Young LGBTQ S. Koreans rejected by their families and peers

Posted on : 2020-07-02 17:15 KST Modified on : 2020-07-02 17:28 KST
Many sexual minorities find themselves on the streets, where even shelters reject them
The Seoul Queer Culture Festival. (Hankyoreh archives)
The Seoul Queer Culture Festival. (Hankyoreh archives)

Yoon-ji (pseudonym), a 17-year-old lesbian, was taken to a mental hospital because of a letter found on her desk. Seeing the letter from her girlfriend, her mother learned about her daughter’s sexual identity. After an argument, the mother concluded that Yoon-ji needed “treatment.” Yoon-ji refused, but her mother was adamant. The doctor at the mental hospital explained that “sexual identity and orientation are not things to be ‘treated.’” But the mother took Yoon-ji to several different hospitals until she found one that told her treatment was an option.

In a society where diversity of sexual orientation and identity is not respected, LGBTQ people are suffering in silence as they conceal themselves from others. The hardship is even worse for young LGBTQ people who are unable to establish themselves as independent. Not only do they face difficulties venturing out on their own when they have conflicts with family over their sexual orientation, but they may also face harassment at school. LGBTQ Youth Crisis Support Center DDing Dong, which is currently celebrating its fifth anniversary, published results from an analysis of its 2,055 cases of counseling and support over the past five years. The results showed young LGBTQ people to be barely weathering the discrimination and hatred they face even from the very schools and families that should be protecting them.

In 660 of the cases of young people requesting counseling from DDing Dong (32.1%), they complained of friction and abuse within the family, as in Yoon-ji’s case. Eighteen-year-old Ji-ho (pseudonym) requested counseling from DDing Dong after his parents, who are “the type of people who go to demonstrations protesting the Queer Culture Festival,” subjected him to “violence until I told them that I wasn’t gay.”

Jeong Min-seok, director of DDing Dong, explained, “A lot of cases involve [parents] saying hateful or insulting things to their children, or even physically abusing them.”

“There have even been cases of [parents] setting up closed-circuit cameras to prevent their children from going out, or sending them to religious institutions to ‘change’ their sexual identity,” he said.

The suffering they experience is not limited to the home. A total of 121 counseling cases (5.9%) involved harassment in school and students wrestling with whether to drop out altogether. Eighteen-year-old Min-ju (pseudonym), was subjected to numerous hateful remarks from fellow students after attending the Queer Culture Festival. When she came into the classroom, students would say, “A gay person’s here,” or ask, “Why do you have a perverted festival?” Min-ju complained of torment so severe that she could not even eat at school.

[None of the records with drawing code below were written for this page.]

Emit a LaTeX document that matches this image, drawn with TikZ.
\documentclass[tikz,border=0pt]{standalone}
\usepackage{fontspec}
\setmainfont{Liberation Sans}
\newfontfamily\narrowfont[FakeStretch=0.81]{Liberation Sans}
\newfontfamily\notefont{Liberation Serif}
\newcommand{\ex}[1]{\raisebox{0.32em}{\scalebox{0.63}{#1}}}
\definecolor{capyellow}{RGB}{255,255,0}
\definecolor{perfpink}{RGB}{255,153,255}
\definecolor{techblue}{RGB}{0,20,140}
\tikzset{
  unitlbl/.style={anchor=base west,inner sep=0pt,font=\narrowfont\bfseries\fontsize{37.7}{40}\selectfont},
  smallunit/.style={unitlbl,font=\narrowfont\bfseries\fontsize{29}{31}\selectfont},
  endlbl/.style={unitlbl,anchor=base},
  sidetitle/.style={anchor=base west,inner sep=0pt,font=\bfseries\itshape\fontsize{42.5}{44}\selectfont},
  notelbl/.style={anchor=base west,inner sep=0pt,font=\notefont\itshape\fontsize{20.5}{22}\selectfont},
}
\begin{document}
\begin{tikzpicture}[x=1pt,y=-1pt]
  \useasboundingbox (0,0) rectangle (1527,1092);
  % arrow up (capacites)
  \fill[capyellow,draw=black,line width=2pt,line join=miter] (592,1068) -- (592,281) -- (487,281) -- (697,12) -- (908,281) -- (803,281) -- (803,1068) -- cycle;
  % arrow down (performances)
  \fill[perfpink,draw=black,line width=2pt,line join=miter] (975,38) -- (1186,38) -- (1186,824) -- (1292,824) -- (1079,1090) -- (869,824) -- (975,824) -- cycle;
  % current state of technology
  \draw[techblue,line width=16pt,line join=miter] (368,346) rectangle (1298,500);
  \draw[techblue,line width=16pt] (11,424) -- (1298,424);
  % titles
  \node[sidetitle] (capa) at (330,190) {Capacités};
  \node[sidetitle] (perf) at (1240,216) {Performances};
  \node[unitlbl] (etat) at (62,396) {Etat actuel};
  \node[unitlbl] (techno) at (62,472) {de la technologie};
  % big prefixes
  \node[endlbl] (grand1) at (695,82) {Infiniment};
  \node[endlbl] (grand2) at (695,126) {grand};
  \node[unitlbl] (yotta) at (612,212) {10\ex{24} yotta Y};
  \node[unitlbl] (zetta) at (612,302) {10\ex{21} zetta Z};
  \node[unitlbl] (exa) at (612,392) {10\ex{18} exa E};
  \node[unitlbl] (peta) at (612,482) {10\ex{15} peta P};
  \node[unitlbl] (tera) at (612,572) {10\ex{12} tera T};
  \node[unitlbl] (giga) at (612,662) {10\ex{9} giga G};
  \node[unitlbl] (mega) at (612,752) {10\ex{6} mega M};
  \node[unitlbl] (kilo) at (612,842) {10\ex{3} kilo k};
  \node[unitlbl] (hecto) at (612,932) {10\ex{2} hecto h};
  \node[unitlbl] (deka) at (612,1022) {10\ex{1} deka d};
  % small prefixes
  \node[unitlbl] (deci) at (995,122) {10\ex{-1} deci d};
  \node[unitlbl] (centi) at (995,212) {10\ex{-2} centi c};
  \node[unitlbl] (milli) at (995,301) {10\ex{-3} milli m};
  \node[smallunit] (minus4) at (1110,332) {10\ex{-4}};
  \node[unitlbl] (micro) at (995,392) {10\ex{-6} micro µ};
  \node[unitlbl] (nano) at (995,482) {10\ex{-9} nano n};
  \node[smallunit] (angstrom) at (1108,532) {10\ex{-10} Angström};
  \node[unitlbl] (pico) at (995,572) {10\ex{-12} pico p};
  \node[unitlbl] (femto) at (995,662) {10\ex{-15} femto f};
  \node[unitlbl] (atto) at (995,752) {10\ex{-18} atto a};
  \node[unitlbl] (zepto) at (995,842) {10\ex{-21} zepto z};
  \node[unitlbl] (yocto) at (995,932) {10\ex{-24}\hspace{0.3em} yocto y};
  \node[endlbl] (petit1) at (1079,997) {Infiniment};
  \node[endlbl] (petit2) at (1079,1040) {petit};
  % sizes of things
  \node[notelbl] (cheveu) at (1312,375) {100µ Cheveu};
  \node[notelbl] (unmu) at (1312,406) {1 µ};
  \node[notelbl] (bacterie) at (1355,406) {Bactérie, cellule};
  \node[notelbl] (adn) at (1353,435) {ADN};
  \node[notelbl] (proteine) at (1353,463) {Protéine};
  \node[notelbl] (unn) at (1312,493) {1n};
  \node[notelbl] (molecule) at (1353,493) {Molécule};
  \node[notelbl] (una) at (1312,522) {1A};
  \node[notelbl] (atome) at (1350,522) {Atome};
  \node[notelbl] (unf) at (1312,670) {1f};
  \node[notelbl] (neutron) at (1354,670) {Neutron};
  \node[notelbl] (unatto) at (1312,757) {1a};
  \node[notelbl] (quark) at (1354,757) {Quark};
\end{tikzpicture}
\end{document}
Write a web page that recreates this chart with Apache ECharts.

S. Korea has no guidelines on transgender students

School can be even more difficult for young transgender people, whose sexual identity can be relatively more obvious. Of the 106 trans young people who sought counseling with DDing Dong, 27 (25.5%) had dropped out of school. Attorney Song Ji-eun said, “In Japan, they have guidelines for transgender students so that schools can extend consideration to them. South Korea doesn’t have any guidelines for how to approach things on the ground.”

Faced with profound isolation, many young LGBTQ people dream of leaving home and becoming independent. The largest category of counseling cases involved questions about “self-sufficiency and leaving home” (35.6%). The last refuge available from society for young people who leave him is the youth shelter -- but for LGBTQ people, even that is not an option. Seventeen-year-old In-su (pseudonym) visited a shelter after being abused by his father for being gay, but the shelter turned him away. After learning that the reason for the domestic abuse had to do with his sexual identity, the shelter insisted that it would be “disruptive to the shelter to have sexual minorities sleeping together with the other children.”

Shelters are separated according to gender, making it difficult for transgender people

Jeong Min-seok explained, “Since they have shelters separated between males and females, it’s difficult for transgender people to use them. There are even cases of subtle discrimination by shelters once they find out you’re LGBTQ.” With young people unable to even resort to shelters, many of them end up roaming the streets, exposed to the threat of violence.

Amid the discrimination and hatred, young LGBTQ people are reporting psychological distress. 27.2% of counseling cases (559) concerned psychological health, while 12.4% (255) involved self-harm and the threat of suicide. Song Ji-eun said, “Many young LGBT people faced with discrimination find themselves experiencing a sense of helplessness and shame, with thoughts about how they ‘want to disappear’ or ‘feel as if I’m all alone.’”

Many are calling on the South Korean government to establish measures to embrace the young LGBTQ people excluded from the existing support system for at-risk youth.

“The government needs to think about how it can support young people within the support system we already have in place for at-risk young people,” Jeong said.

“The change needs to start in schools,” he urged.